I believe that in order to create a more inclusive and equal community we should all first learn more about the issues and inequalities in our communities, resources such as The New York Times and The Washington Post have incredible data that really shines a light on the issues at hand. Next, I believe that we should all individually raise awareness, whether this is by sharing fact-checked information on social media or talking about this to your friends and family. You could also participate in fundraisers, whether that is by donating yourself or sharing them with your own community.  As a community, we can all communicate with each other to learn more about New Yorkers’ experiences with inequality. If you are a New York citizen, you may always attend protests and/or community/school clubs that raise awareness (while always being careful). 


  • How has your community been affected by COVID-19? Are any of the changes you’ve noticed in your own community similar to the ones I have in the city?
  • Do you think touristic cities such as NYC will go back to the pre-covid normal one day?
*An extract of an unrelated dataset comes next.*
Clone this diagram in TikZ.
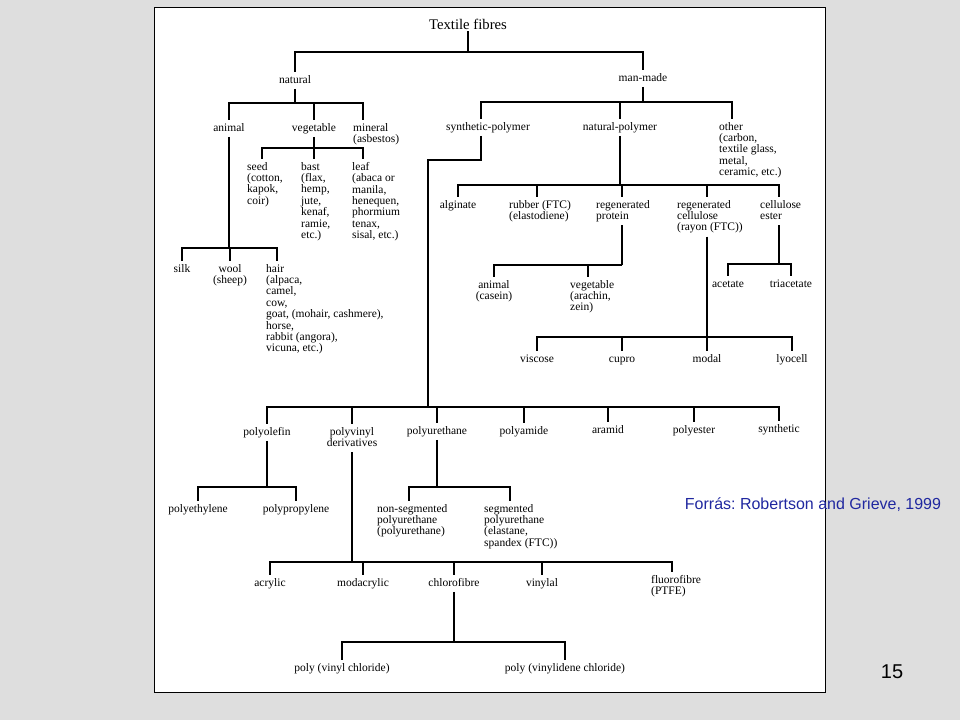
\documentclass[tikz,border=0pt]{standalone}
\usepackage{fontspec}
\setmainfont{Liberation Serif}
\newfontfamily\slidefont{Liberation Sans}
\definecolor{slidegray}{RGB}{222,222,222}
\definecolor{sourceblue}{RGB}{32,40,160}
\newcommand{\fibrefont}{\fontsize{11.5}{11.4}\selectfont}
\frenchspacing

\begin{document}
\begin{tikzpicture}[
    x=1pt, y=-1pt,
    title/.style={inner sep=0pt, anchor=base, font=\fontsize{14.7}{17}\selectfont},
    fibre/.style={
        inner sep=0pt, anchor=north, align=center,
        font=\fibrefont, execute at begin node=\strut
    },
    fibreleft/.style={fibre, anchor=north west, align=left},
    line/.style={line width=1.1pt},
    stem/.style={line, shorten <=2pt},
    branch/.style={line, shorten >=3pt},
    source/.style={font=\slidefont\fontsize{16}{19}\selectfont, text=sourceblue}
]

% Slide and page
\fill[slidegray] (0,0) rectangle (960,720);
\useasboundingbox (0,0) rectangle (960,720);
\draw[line width=1pt, fill=white] (154,7) rectangle (825,692);

% ============================== TOP ==============================
\node[title] (title) at (468,29) {Textile fibres};
\node[fibre] (natural) at (295,75) {natural};
\node[fibre] (manmade) at (643,73) {man-made};

\coordinate (topbar) at (468,52);
\draw[stem] (title.south) -- (topbar);
\draw[branch] (topbar) -| (natural.north);
\draw[branch] (topbar) -| (manmade.north);

% ============================== NATURAL ==============================
\node[fibre] (animal) at (229,123) {animal};
\node[fibre] (vegetable) at (314,123) {vegetable};
\node[fibreleft] (mineral) at (353,123) {mineral\\(asbestos)};

\coordinate (natbar) at (295,103);
\draw[stem] (natural.south) -- (natbar);
\draw[branch] (natbar) -| (animal.north);
\draw[branch] (natbar) -| (vegetable.north);
\draw[branch] (natbar) -| ([xshift=10pt]mineral.north west);

% NATURAL: vegetable
\node[fibreleft] (seed) at (247,162) {seed\\(cotton,\\kapok,\\coir)};
\node[fibreleft] (bast) at (301,162) {bast\\(flax,\\hemp,\\jute,\\kenaf,\\ramie,\\etc.)};
\node[fibreleft] (leaf) at (352,162) {leaf\\(abaca or\\manila,\\henequen,\\phormium\\tenax,\\sisal, etc.)};

\coordinate (vegbar) at (314,148);
\draw[stem] (vegetable.south) -- (vegbar);
\draw[branch] (vegbar) -| ([xshift=15pt]seed.north west);
\draw[branch] (vegbar) -| ([xshift=13pt]bast.north west);
\draw[branch] (vegbar) -| ([xshift=11pt]leaf.north west);

% NATURAL: animal
\node[fibre] (silk) at (182,264) {silk};
\node[fibre] (wool) at (230,264) {wool\\(sheep)};
\node[fibreleft] (hair) at (266,264) {hair\\(alpaca,\\camel,\\cow,\\goat, (mohair, cashmere),\\horse,\\rabbit (angora),\\vicuna, etc.)};

\coordinate (anibar) at (229,248);
\draw[stem] (animal.south) -- (anibar);
\draw[branch] (anibar) -| (silk.north);
\draw[branch] (anibar) -| (wool.north);
\draw[branch] (anibar) -| ([xshift=11pt]hair.north west);

% ============================== MAN-MADE ==============================
\node[fibre] (synpoly) at (488,122) {synthetic-polymer};
\node[fibre] (natpoly) at (620,122) {natural-polymer};
\node[fibreleft] (other) at (719,122) {other\\(carbon,\\textile glass,\\metal,\\ceramic, etc.)};

\coordinate (mmbar) at (643,102);
\draw[stem] (manmade.south) -- (mmbar);
\draw[branch] (mmbar) -| ([xshift=-7pt]synpoly.north);
\draw[branch] (mmbar) -| (natpoly.north);
\draw[branch] (mmbar) -| ([xshift=13pt]other.north west);

% MAN-MADE: natural-polymer
\node[fibre] (alginate) at (458,200) {alginate};
\node[fibreleft] (rubber) at (509,200) {rubber (FTC)\\(elastodiene)};
\node[fibreleft] (regprot) at (596,200) {regenerated\\protein};
\node[fibreleft] (regcell) at (677,200) {regenerated\\cellulose\\(rayon (FTC))};
\node[fibreleft] (celester) at (760,200) {cellulose\\ester};

\coordinate (npbar) at (620,185);
\draw[stem] (natpoly.south) -- (npbar);
\draw[branch] (npbar) -| (alginate.north);
\draw[branch] (npbar) -| ([xshift=28pt]rubber.north west);
\draw[branch] (npbar) -| ([xshift=26pt]regprot.north west);
\draw[branch] (npbar) -| ([xshift=30pt]regcell.north west);
\draw[branch] (npbar) -| ([xshift=19pt]celester.north west);

% regenerated protein
\node[fibre] (casein) at (494,280) {animal\\(casein)};
\node[fibreleft] (vegprot) at (570,280) {vegetable\\(arachin,\\zein)};

\coordinate (rpbar) at (622,265);
\draw[stem] ([xshift=26pt]regprot.south west) -- (rpbar);
\draw[branch] (rpbar) -| (casein.north);
\draw[branch] (rpbar) -| ([xshift=18pt]vegprot.north west);

% cellulose ester
\node[fibre] (acetate) at (728,279) {acetate};
\node[fibre] (triacetate) at (791,279) {triacetate};

\coordinate (cebar) at (779,264);
\draw[stem] ([xshift=19pt]celester.south west) -- (cebar);
\draw[branch] (cebar) -| (acetate.north);
\draw[branch] (cebar) -| (triacetate.north);

% regenerated cellulose
\node[fibre] (viscose) at (537,354) {viscose};
\node[fibre] (cupro) at (622,354) {cupro};
\node[fibre] (modal) at (707,354) {modal};
\node[fibre] (lyocell) at (792,354) {lyocell};

\coordinate (rcbar) at (707,337);
\draw[stem] ([xshift=30pt]regcell.south west) -- (rcbar);
\foreach \c in {viscose,cupro,modal,lyocell}
    \draw[branch] (rcbar) -| (\c.north);

% ============================== SYNTHETIC POLYMERS ==============================
\node[fibre] (polyolefin) at (267,427) {polyolefin};
\node[fibre] (polyvinyl) at (352,427) {polyvinyl\\derivatives};
\node[fibre] (polyurethane) at (437,426) {polyurethane};
\node[fibre] (polyamide) at (524,426) {polyamide};
\node[fibre] (aramid) at (608,425) {aramid};
\node[fibre] (polyester) at (694,425) {polyester};
\node[fibre] (synthetic) at (779,424) {synthetic};

\coordinate (spbend) at (481,160);
\coordinate (spcorner) at (428,160);
\coordinate (polybar) at (428,407);
\draw[stem] ([xshift=-7pt]synpoly.south) -- (spbend) -- (spcorner) -- (polybar);
\foreach \c in {polyolefin,polyvinyl,polyurethane,polyamide,aramid,polyester,synthetic}
    \draw[branch] (polybar) -| (\c.north);

% polyolefin
\node[fibre] (polyethylene) at (198,504) {polyethylene};
\node[fibre] (polypropylene) at (296,504) {polypropylene};

\coordinate (olbar) at (267,487);
\draw[stem] (polyolefin.south) -- (olbar);
\draw[branch] (olbar) -| (polyethylene.north);
\draw[branch] (olbar) -| (polypropylene.north);

% polyurethane
\node[fibreleft] (nonseg) at (377,504) {non-segmented\\polyurethane\\(polyurethane)};
\node[fibreleft] (seg) at (484,504) {segmented\\polyurethane\\(elastane,\\spandex (FTC))};

\coordinate (urbar) at (437,487);
\draw[stem] (polyurethane.south) -- (urbar);
\draw[branch] (urbar) -| ([xshift=32pt]nonseg.north west);
\draw[branch] (urbar) -| ([xshift=26pt]seg.north west);

% polyvinyl derivatives
\node[fibre] (acrylic) at (270,578) {acrylic};
\node[fibre] (modacrylic) at (363,578) {modacrylic};
\node[fibre] (chlorofibre) at (454,578) {chlorofibre};
\node[fibre] (vinylal) at (542,578) {vinylal};
\node[fibreleft] (fluorofibre) at (651,575) {fluorofibre\\(PTFE)};

\coordinate (vinbar) at (352,562);
\draw[stem] (polyvinyl.south) -- (vinbar);
\foreach \c in {acrylic,modacrylic,chlorofibre,vinylal}
    \draw[branch] (vinbar) -| (\c.north);
\draw[branch] (vinbar) -| ([xshift=21pt]fluorofibre.north west);

% chlorofibre
\node[fibre] (pvc) at (342,663) {poly (vinyl chloride)};
\node[fibre] (pvdc) at (565,663) {poly (vinylidene chloride)};

\coordinate (clbar) at (454,642);
\draw[stem] (chlorofibre.south) -- (clbar);
\draw[branch] (clbar) -| (pvc.north);
\draw[branch] (clbar) -| (pvdc.north);

% ============================== SLIDE TEXT ==============================
\node[source] (forras) at (813,505) {Forrás: Robertson and Grieve, 1999};
\node[font=\slidefont\fontsize{20}{24}\selectfont] (pagenum) at (892,672) {15};

\end{tikzpicture}
\end{document}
Feel free to discuss in the comments!



  1. Hi Julia!
    I love the layout of your page and the balance between visuals and information. It has such a nice flow. I think you brought up many great points, and it is definitely a good question to ask whether big cities like NYC will go back to how they were pre-covid. I think that covid will definitely have a long-lasting effect on how people live, and can definitely see many practices staying with us even as covid gets better. Like mask-wearing, and avoiding big groups especially in times like flu season.

    1. Hey Stella!
      I completely agree with what you said about the comeback to pre-covid normalcy. I really do believe that in times such as flu season there will be much more precautions taken not only as a consequence to covid itself but also as a consequence to the social impact that covid has had in our societies. Thank you for your feedback!

  2. Julia, I thought it was really interesting how your project orbited not only around the general effects of the pandemic but specifically how the pandemic affected art. It’s a great way to incorporate what you learnt throughout your GOA photography course and a modern issue that has completely transfigured our lives into something we could have never foreseen. Your photographs look extremely professional and really capture the essence of the message you are trying to portray through them. Great work!

    1. Hello Lulwah!
      Thank you so much for your great feedback. The impact of covid-19 on art is something that is definitely not talked about enough. I believe that covid has been the main catalyst for the reformation of “modern art” in the city, as it has led to a gigantic increase in street art and poster/sticker design. All museums in the city were closed for a really long time (and some still are closed), this led to people manifesting their love for art in other public spaces, such as parks and crosswalks! I’m glad you took an interest in this!